Picking the right technology or selecting a product on the right technology is one of the most important aspect now and more so going forward. This can make the world of difference for organizations to be truly “Agile” – and I do not mean the methodology here. Organizations can be Agile in the true sense – delivering value-added and revenue-growth products and capabilities faster, responding to competition faster. So focus on understanding what technology is your homegrown product or the 3rd party product based on and how has that evolved over the last 1-2 or decades.
3. Flexible integration framework
For long running projects, that require many applications, integration cost is a serious drawback that increases the TTM for launching new capabilities and increases the overall TCO. When evaluating 3rd party products, this is the most overlooked aspect and often ends up being a very painful experience. 3rd party products that do not have a flexible, easily configurable, easily manageable integration framework are prone to higher density of tickets that range from software quality, operational management, reconciliation & recovery, etc. Products with poor integration framework are less amenable to changes and often require larger effort than the change itself. Here, if you have been evaluating a few products, you should make sure to score those products on Integration framework capabilities. We understand this aspect well as it is bread and butter for lot of SI work – long running project cycles.
4. Neutral review and feedback
Here we assume that moving to the cloud is a given. Now, consider a company X which offers a product Y. Company X is also a Cloud vendor. How do other cloud vendors rate and review product X? For this factor, companies should try to get unbiased review and feedback from neutral cloud vendors.

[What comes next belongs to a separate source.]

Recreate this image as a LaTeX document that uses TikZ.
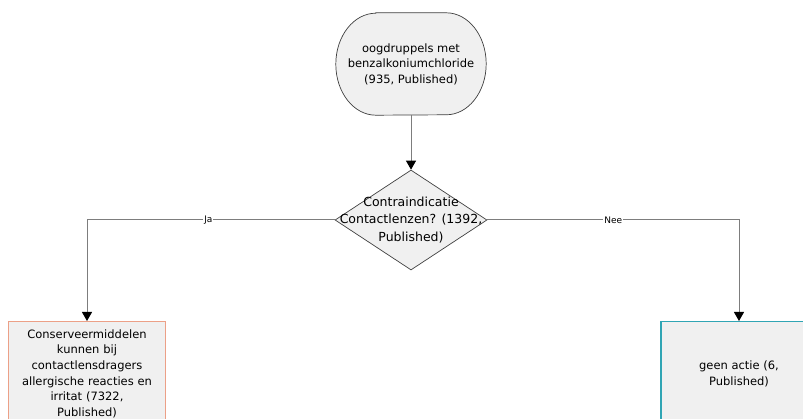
\documentclass[tikz,border=0pt]{standalone}
\usepackage{fontspec}
\setmainfont{DejaVu Sans}
\usepackage{tikz}
\usetikzlibrary{arrows.meta,shapes,positioning,backgrounds}
\definecolor{nodefill}{RGB}{240,240,240}
\definecolor{edgegray}{RGB}{125,125,125}
\definecolor{salmonline}{RGB}{236,160,135}
\definecolor{tealline}{RGB}{48,165,180}

\begin{document}
\begin{tikzpicture}[x=1pt, y=1pt,
    start/.style={rectangle, minimum width=150pt, minimum height=102pt, align=center, font=\fontsize{11.5}{15.5}\selectfont},
    decide/.style={diamond, draw=black!75, line width=0.7pt, fill=nodefill, minimum width=152pt, minimum height=100pt, inner sep=0pt},
    dectxt/.style={align=center, inner sep=0pt, font=\fontsize{12.5}{17.5}\selectfont},
    result/.style={rectangle, fill=nodefill, line width=1.4pt, minimum height=104pt, align=center, font=\fontsize{11.5}{15.6}\selectfont, anchor=north},
    arrow/.style={-{Triangle[length=9pt, width=10pt, color=black]}, draw=edgegray, line width=1pt},
    lbl/.style={font=\fontsize{9}{10}\selectfont, fill=white, inner sep=1pt}
]
    \useasboundingbox (0,0) rectangle (803,-419);
    \clip (0,0) rectangle (803,-419);

    \node[start] (drops) at (411,-64) {oogdruppels met\\benzalkoniumchloride\\(935, Published)};
    % rounded outline of the start node
    \begin{scope}[on background layer]
        \draw[draw=black!75, line width=0.7pt, fill=nodefill]
            ([xshift=40pt]drops.north west) -- ([xshift=-40pt]drops.north east)
            arc[start angle=90, end angle=-90, x radius=40pt, y radius=51pt]
            -- ([xshift=40pt]drops.south west)
            arc[start angle=270, end angle=90, x radius=40pt, y radius=51pt] -- cycle;
    \end{scope}
    \node[decide] (lenses) at (411,-220) {};
    \node[dectxt] (lensestext) at (lenses.center) {Contraindicatie\\Contactlenzen? (1392,\\Published)};
    \node[result, draw=salmonline, minimum width=153pt, text width=150pt] (warning) at (87,-321) {Conserveermiddelen\\kunnen bij\\contactlensdragers\\allergische reacties en\\irritat (7322,\\Published)};
    \node[result, draw=tealline, minimum width=156pt] (noaction) at (739,-321) {geen actie (6,\\Published)};

    \draw[arrow] (drops) -- (lenses);
    \draw[arrow] (lenses.west) -| (warning.north) node[lbl, pos=0.255] {Ja};
    \draw[arrow] (lenses.east) -| (noaction.north) node[lbl, pos=0.25] {Nee};
\end{tikzpicture}
\end{document}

For a lot of big name products from the erstwhile On-premise solutions that have now moved to the cloud or have a cloud offering of some sort, you will be surprised to hear the unbiased feedback from the big name cloud vendors like Amazon, Google, etc. This feedback will be in the form of issues faced, Security compliance, Scalability, Failover and Redundancy, Product Release Upgrades and deployments issues, and certifications.
In today’s day and age, this is especially important and will highlight the difference between a product that is ‘Architected and Designed for the Cloud’ Vs. ‘Moving to the Cloud’ in some sort of a Lift and Shift model. This is also true for your homegrown IT products that are moving to the cloud.
Companies are spending millions and millions of dollars in the pressure to move to the cloud and then they need the right 3rd party products to complement their content delivery or services delivery. Before spending a huge amount of capital, you may want to pause and re-think, re-align your technology stack and overall architecture. It can be a very tedious task for large enterprises. However, it may be the best thing for the future of your company. Taking your current technology stack and current architecture to the cloud may be a relatively easier task but may not be the right one. Remember, you need to be prepared for disruptions. Additionally, for 3rd party products try to get a neutral cloud-vendor review from more than one source. At the minimum, you would know what you are doing right and what you may have to keep in mind and invest significantly more later. At the best, you do course correction and try to be on the path that will be “more right in many ways” than not.